++++ Dataset extract

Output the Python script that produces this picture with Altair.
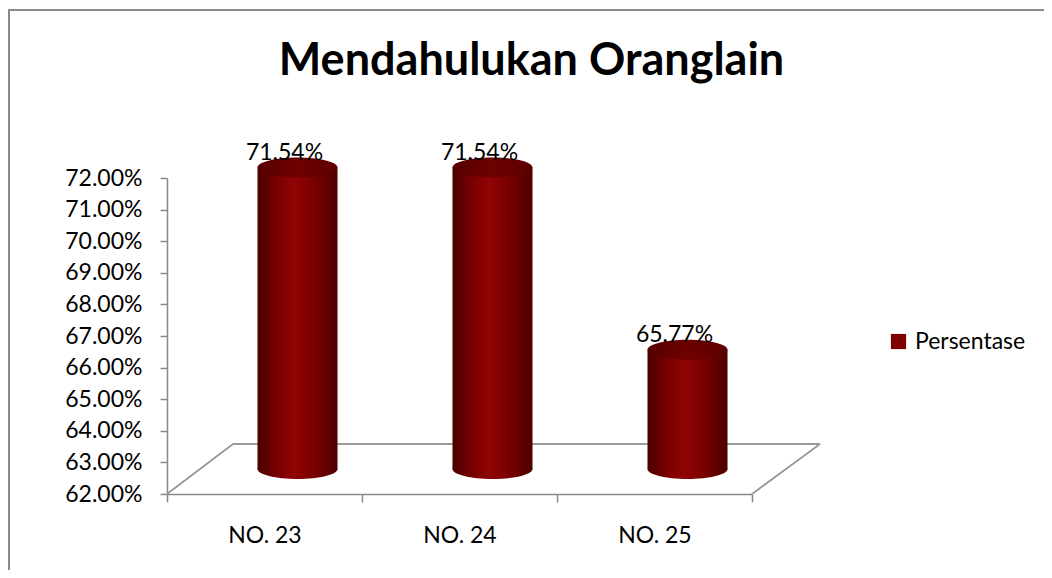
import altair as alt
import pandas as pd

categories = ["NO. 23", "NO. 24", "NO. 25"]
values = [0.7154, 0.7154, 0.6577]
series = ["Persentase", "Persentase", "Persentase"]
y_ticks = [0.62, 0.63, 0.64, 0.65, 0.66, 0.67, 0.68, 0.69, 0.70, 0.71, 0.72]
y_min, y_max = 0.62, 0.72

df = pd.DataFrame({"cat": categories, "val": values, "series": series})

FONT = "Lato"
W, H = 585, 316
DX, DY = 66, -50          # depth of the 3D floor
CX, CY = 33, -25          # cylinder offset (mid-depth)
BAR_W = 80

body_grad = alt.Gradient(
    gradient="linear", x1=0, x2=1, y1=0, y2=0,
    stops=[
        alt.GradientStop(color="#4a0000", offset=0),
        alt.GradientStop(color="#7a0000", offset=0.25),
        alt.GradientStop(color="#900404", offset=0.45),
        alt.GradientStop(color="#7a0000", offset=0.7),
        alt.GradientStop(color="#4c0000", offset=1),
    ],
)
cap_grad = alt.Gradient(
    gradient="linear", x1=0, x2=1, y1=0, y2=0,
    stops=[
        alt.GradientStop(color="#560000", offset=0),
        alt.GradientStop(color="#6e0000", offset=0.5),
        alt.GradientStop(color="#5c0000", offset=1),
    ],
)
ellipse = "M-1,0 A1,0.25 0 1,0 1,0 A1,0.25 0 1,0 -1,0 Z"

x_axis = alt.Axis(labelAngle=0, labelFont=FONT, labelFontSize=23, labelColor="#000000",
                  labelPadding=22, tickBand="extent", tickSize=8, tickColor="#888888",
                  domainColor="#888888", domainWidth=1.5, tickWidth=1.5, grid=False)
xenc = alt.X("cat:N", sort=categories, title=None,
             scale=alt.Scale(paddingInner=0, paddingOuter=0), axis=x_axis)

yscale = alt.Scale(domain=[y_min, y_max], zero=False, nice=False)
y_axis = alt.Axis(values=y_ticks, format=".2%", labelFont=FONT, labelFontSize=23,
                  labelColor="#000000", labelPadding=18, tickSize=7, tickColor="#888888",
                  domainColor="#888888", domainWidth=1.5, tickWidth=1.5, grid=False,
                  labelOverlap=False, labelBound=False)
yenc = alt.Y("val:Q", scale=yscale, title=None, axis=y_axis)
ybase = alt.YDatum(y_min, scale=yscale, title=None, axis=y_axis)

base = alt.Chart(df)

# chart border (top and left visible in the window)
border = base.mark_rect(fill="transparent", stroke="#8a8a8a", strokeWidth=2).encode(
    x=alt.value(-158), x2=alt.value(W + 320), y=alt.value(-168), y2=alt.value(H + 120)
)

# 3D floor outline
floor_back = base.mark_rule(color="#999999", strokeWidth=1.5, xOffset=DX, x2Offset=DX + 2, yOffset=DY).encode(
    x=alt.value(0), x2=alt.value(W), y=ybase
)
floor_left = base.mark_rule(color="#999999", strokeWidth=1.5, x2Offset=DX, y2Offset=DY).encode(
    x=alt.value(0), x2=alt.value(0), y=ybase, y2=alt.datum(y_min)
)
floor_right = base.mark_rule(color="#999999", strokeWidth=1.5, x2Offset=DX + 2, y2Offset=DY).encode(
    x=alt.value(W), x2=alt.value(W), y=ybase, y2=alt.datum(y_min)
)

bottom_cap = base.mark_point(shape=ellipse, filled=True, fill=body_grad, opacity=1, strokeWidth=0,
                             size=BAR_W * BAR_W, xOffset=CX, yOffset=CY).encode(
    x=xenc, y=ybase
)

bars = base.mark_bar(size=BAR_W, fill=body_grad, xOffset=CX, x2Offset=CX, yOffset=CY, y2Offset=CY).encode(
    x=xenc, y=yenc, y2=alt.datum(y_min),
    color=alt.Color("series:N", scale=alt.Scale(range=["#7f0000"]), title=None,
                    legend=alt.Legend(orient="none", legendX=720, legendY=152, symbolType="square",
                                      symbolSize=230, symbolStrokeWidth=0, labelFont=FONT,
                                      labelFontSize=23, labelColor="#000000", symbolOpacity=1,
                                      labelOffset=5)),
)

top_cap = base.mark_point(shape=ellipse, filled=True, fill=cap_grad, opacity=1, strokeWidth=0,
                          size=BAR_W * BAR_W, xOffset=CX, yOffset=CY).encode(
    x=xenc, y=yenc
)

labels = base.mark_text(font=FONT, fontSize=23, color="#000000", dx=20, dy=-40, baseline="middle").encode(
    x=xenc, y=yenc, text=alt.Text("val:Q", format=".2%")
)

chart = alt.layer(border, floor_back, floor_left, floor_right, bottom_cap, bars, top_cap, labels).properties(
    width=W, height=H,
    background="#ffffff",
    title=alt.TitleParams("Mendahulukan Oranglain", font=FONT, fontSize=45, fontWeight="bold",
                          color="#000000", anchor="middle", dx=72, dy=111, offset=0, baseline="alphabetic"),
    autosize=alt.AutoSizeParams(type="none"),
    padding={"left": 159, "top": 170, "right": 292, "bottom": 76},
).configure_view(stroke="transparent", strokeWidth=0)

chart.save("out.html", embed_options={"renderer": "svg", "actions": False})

++++++++

Task instructions → Repeat the listing above exactly from its first line to the line containing "y_min, y_max = 0.62, 0.72", both included, and omit the pictures.

Output for this exercise →
Output the Python script that produces this picture with Altair.
import altair as alt
import pandas as pd

categories = ["NO. 23", "NO. 24", "NO. 25"]
values = [0.7154, 0.7154, 0.6577]
series = ["Persentase", "Persentase", "Persentase"]
y_ticks = [0.62, 0.63, 0.64, 0.65, 0.66, 0.67, 0.68, 0.69, 0.70, 0.71, 0.72]
y_min, y_max = 0.62, 0.72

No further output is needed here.